# What to do
Do any lines in the data below contain "this"? If so, copy every one of them.

# Data to use
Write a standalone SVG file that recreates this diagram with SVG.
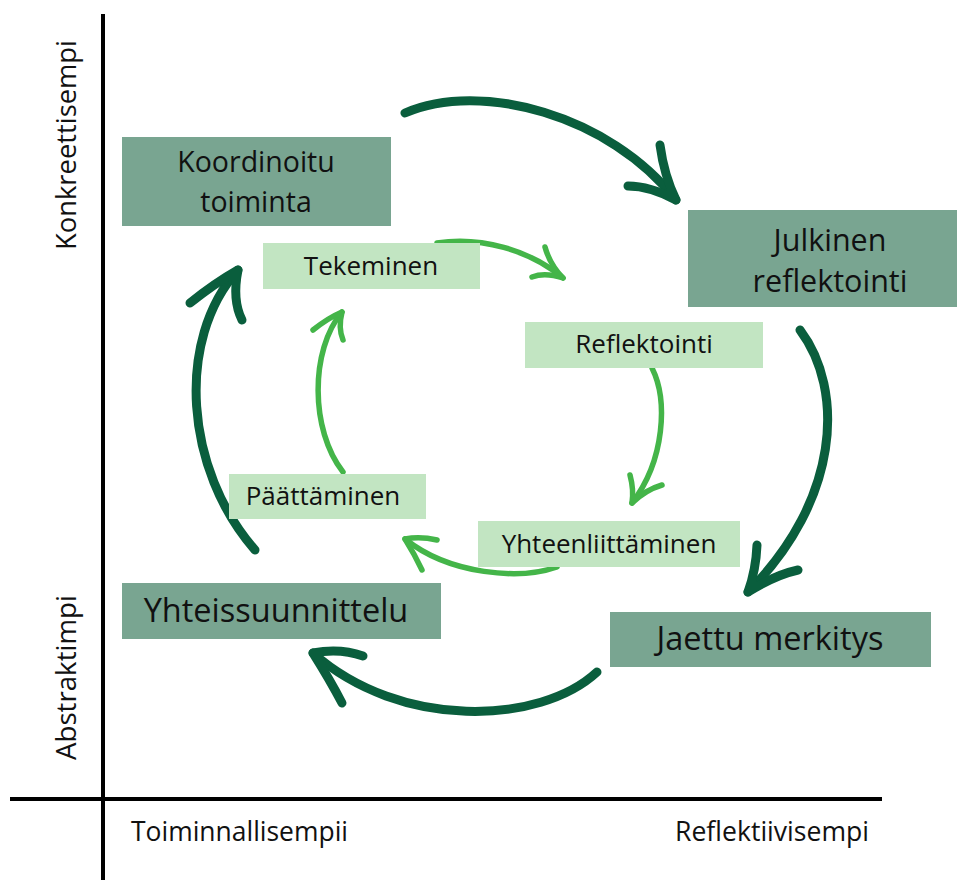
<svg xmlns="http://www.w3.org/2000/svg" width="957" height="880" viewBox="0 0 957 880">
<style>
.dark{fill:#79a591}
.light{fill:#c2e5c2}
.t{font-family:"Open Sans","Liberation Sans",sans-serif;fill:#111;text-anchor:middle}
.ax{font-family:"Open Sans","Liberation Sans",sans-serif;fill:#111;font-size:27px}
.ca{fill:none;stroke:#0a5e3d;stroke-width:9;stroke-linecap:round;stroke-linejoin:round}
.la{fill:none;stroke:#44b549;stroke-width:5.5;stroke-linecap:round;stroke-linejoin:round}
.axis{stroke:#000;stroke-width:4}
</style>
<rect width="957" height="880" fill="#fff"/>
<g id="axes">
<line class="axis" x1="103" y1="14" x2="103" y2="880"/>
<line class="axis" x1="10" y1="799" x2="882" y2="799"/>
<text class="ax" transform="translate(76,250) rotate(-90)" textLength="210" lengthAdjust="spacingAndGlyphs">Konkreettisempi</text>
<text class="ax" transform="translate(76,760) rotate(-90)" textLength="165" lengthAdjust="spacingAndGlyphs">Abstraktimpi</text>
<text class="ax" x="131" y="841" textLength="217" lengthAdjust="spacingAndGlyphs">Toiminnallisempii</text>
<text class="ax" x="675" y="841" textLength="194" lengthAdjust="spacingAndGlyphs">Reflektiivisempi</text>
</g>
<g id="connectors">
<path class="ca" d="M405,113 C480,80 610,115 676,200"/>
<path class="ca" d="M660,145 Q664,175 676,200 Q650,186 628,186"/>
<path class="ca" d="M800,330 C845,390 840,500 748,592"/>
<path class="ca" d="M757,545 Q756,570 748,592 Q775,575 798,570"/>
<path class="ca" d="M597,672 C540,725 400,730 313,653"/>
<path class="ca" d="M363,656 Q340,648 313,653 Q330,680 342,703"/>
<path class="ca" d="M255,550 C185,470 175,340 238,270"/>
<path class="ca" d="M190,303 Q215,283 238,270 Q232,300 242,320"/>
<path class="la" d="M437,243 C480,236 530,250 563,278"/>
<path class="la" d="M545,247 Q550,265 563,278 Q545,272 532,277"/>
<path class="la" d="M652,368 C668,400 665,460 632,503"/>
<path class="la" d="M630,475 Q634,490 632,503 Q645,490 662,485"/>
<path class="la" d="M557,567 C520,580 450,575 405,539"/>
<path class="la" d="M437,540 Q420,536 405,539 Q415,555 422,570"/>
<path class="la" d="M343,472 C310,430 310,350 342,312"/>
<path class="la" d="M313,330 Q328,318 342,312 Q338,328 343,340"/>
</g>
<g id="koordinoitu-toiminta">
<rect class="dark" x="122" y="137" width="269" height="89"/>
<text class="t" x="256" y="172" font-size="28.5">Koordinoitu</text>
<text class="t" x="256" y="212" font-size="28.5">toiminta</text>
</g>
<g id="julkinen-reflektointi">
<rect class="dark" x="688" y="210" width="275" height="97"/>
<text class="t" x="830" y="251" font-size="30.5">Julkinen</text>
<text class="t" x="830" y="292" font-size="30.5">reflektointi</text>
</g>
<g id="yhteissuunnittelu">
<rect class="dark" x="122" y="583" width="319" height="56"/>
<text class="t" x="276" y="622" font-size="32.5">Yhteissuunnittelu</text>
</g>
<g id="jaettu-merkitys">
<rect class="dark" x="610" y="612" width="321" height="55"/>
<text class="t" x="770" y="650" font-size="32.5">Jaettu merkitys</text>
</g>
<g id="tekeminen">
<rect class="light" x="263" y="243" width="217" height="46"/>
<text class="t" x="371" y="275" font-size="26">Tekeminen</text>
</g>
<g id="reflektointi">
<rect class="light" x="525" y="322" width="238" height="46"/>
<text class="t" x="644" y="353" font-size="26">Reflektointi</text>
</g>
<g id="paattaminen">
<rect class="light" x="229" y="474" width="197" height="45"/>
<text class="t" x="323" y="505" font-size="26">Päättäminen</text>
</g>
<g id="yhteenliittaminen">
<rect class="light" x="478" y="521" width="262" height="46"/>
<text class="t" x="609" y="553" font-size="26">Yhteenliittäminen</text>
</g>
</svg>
* * *
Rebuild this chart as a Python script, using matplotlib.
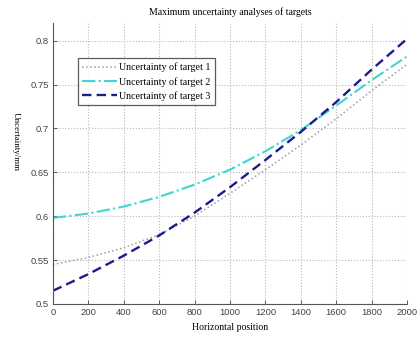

# Solution
Write a standalone SVG file that recreates this diagram with SVG.
Rebuild this chart as a Python script, using matplotlib.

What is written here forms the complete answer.